Judeus ultrajam Cristo. Kremsmünster, séc. XIV
Em suas relações com heréticos, pagãos e muçulmanos, os cristãos medievais demonstraram uma atitude hostil e tacanha, que ia de encontro à mensagem evangélica de que todos os seres humanos são filhos de Deus e de que Cristo sofreu por toda a humanidade. Os muçulmanos eram considerados, nas palavras do papa Urbano II, como uma "raça vil", "infiéis" e "inimigos de Deus".
Os cristãos medievais também manifestavam ódio aos judeus - sem dúvida nenhuma um grupo estrangeiro naquela sociedade dominada pela visão de mundo cristã. Em 1096, bandos de cruzados massacraram judeus em cidades da França e Germânia. Em 1290, os judeus foram expulsos da Inglaterra; e em 1306, da França. Entre 1290 e 1293, expulsões, massacres e conversões forçadas quase ocasionaram a extinção da comunidade judaica do sul da Itália, que ali vivia há séculos. Na Germânia, tumultos selvagens levaram, de tempos em tempos, à tortura e assassinato de judeus.
Vários fatores contribuíram para fomentar o anti-semitismo durante a Idade Média. Para os cristãos desse período, a recusa dos judeus em abraçar o cristianismo era um ato perverso, principalmente porque a Igreja ensinava que a vinda de Cristo havia sido profetizada pelo Velho Testamento. Esse preconceito estava relacionado com o relato da crucificação contido nos Evangelhos. Na mente dos cristãos medievais, o crime de deicídio - o assassinato de Deus - maculara para sempre o povo judeu. As chamas do ódio eram atiçadas pela alegação absurda de que os judeus, ao derramarem o sangue de Cristo, haviam se tornado sedentos de sangue, torturando e matando cristãos, sobretudo crianças, a fim de obterem sangue para seus rituais. Essa difamação difundiu-se amplamente e foi a causa de inúmeras violências praticadas contra os judeus, embora os papas considerassem a acusação sem fundamento.
Uma outra razão da animosidade contra os judeus era o fato de que eles emprestavam dinheiro a juros. Cada vez mais excluídos do comércio internacional e da maioria das profissões, impedidos de ingressar nas guildas e, em algumas regiões, de possuir terras, os judeus encontraram nessa atividade um meio de sobrevivência - praticamente proibido aos cristãos, suscitou o ódio de camponeses, clérigos, senhores e reis que recorriam ao dinheiro dos judeus.

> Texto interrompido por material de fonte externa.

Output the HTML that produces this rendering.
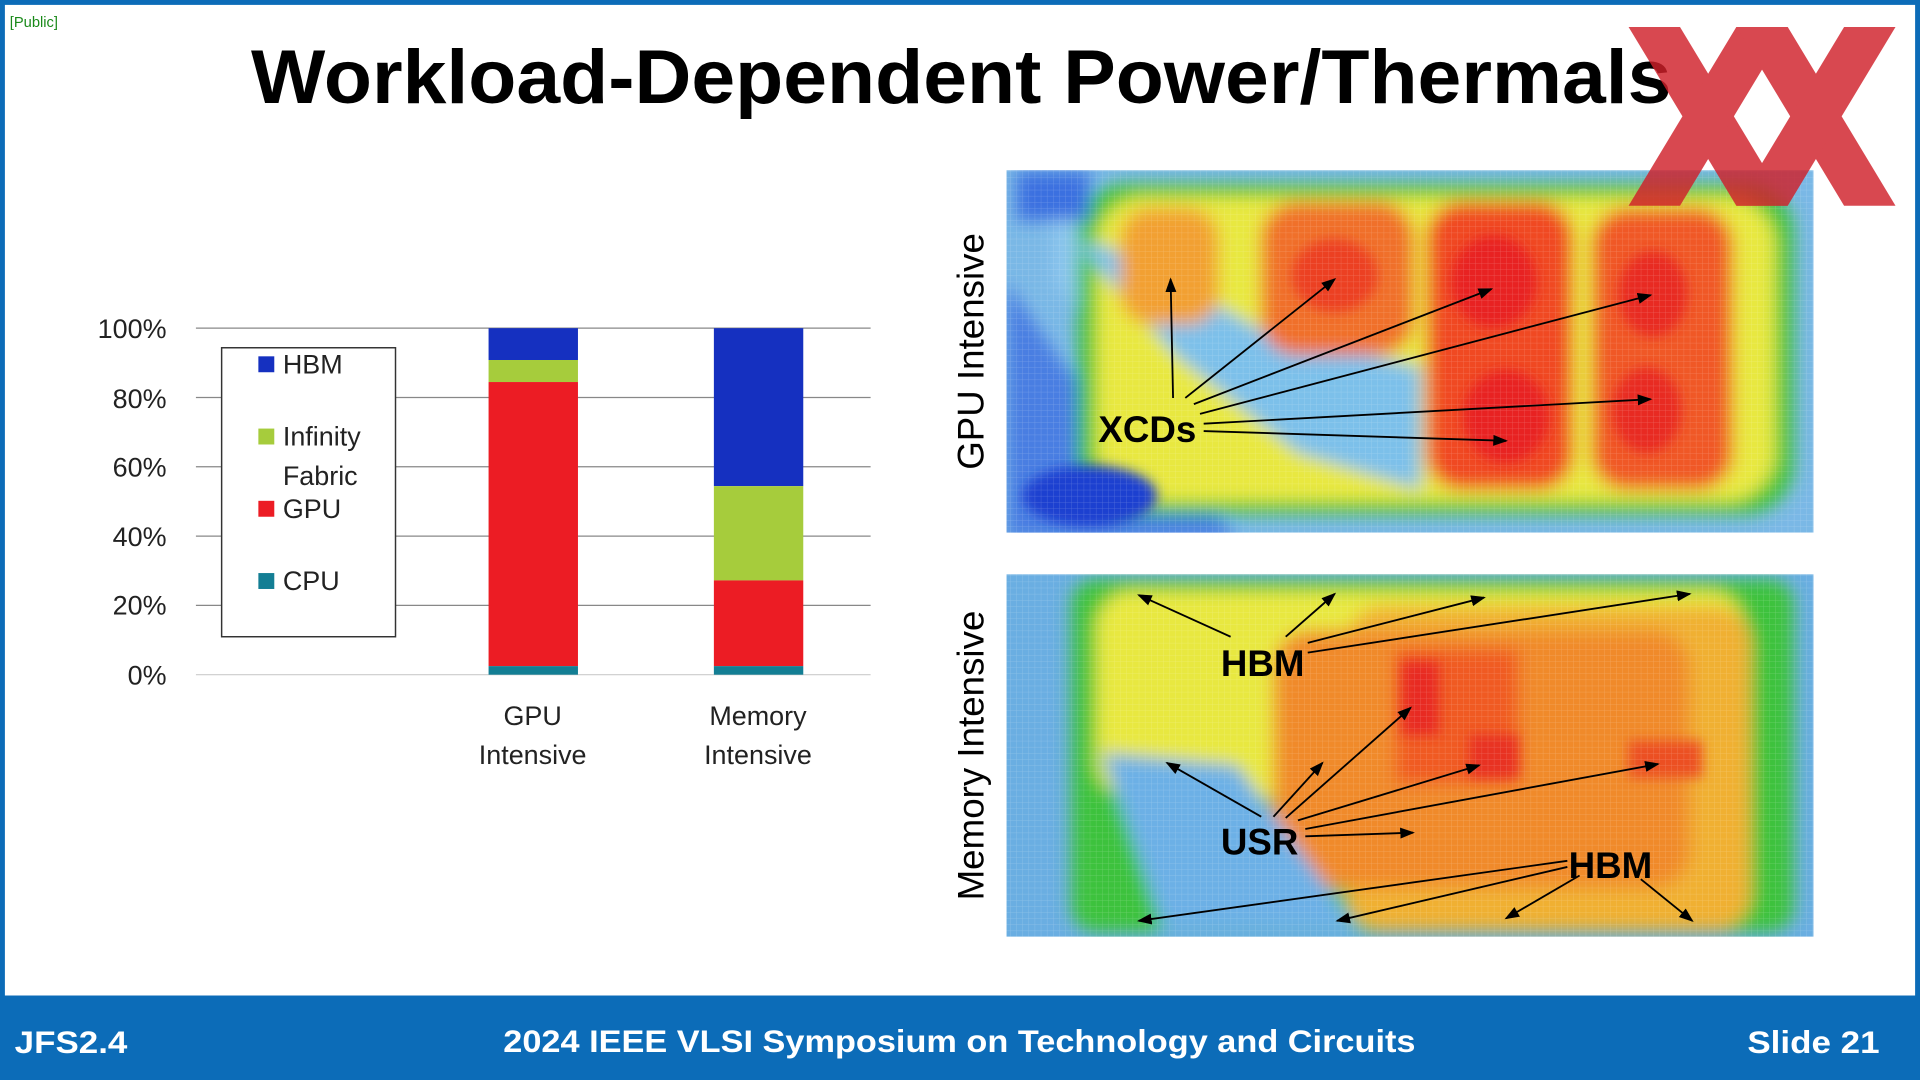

A política da Igreja com respeito aos judeus era de que não deveriam ser prejudicados, mas mereciam viver em humilhação - uma punição justa pelo deicídio e por sua persistente recusa em adotar o cristianismo. Assim, o IV Concílio de Latrão proibiu os judeus de ocuparem cargos públicos, exigiu que usassem um distintivo na roupa para serem identificados e ordenou-lhes que não saíssem às ruas durante as festividades cristãs. A arte, literatura e educação religiosa cristãs retratavam os judeus de maneira depreciativa, associando-os com frequência ao Demônio, que para os cristãos medievais era muito real e aterrados. Os judeus não eram considerados dignos de misericórdia e, de fato, nada do que lhes acontecesse era demasiado ruim. Profundamente gravada nas mentes e corações dos cristãos, a imagem distorcida dos judeus como criaturas desprezíveis perdurou na mentalidade europeia até o século XX.
A despeito de sua posição desfavorável, os judeus medievais conservaram sua fé, expandiram sua tradição de erudição bíblica e jurídica e produziram uma prolífica literatura. O trabalho de tradutores, médicos e filósofos judeus contribuiu significativamente para o florescimento cultural no apogeu da Idade Média.
O mais destacado erudito judeu desse período foi Moisés Ben Maimón (1135-1204), chamado pelos gregos de Maimônides. Nasceu em Córdoba, Espanha, sob domínio muçulmano. Depois que sua família deixou a Espanha, Maimônides foi para o Egito, onde se tornou médico do sultão. Durante sua vida, notabilizou-se como filósofo, teólogo, matemático e médico. Foi reconhecido como o mais proeminente sábio judeu da época, e seus escritos eram respeitados inclusive por cristãos e muçulmanos. Maimônides buscou harmonizar a fé com a razão, conciliar as Escrituras hebraicas e o Talmude (comentário bíblico judeu) com a filosofia grega. Suas obras sobre temas éticos revelam piedade, sabedoria e humanidade.
PERRY, Marvin. Civilização Ocidental: uma história concisa. São Paulo: Martins Fontes, 2002. p. 181-182.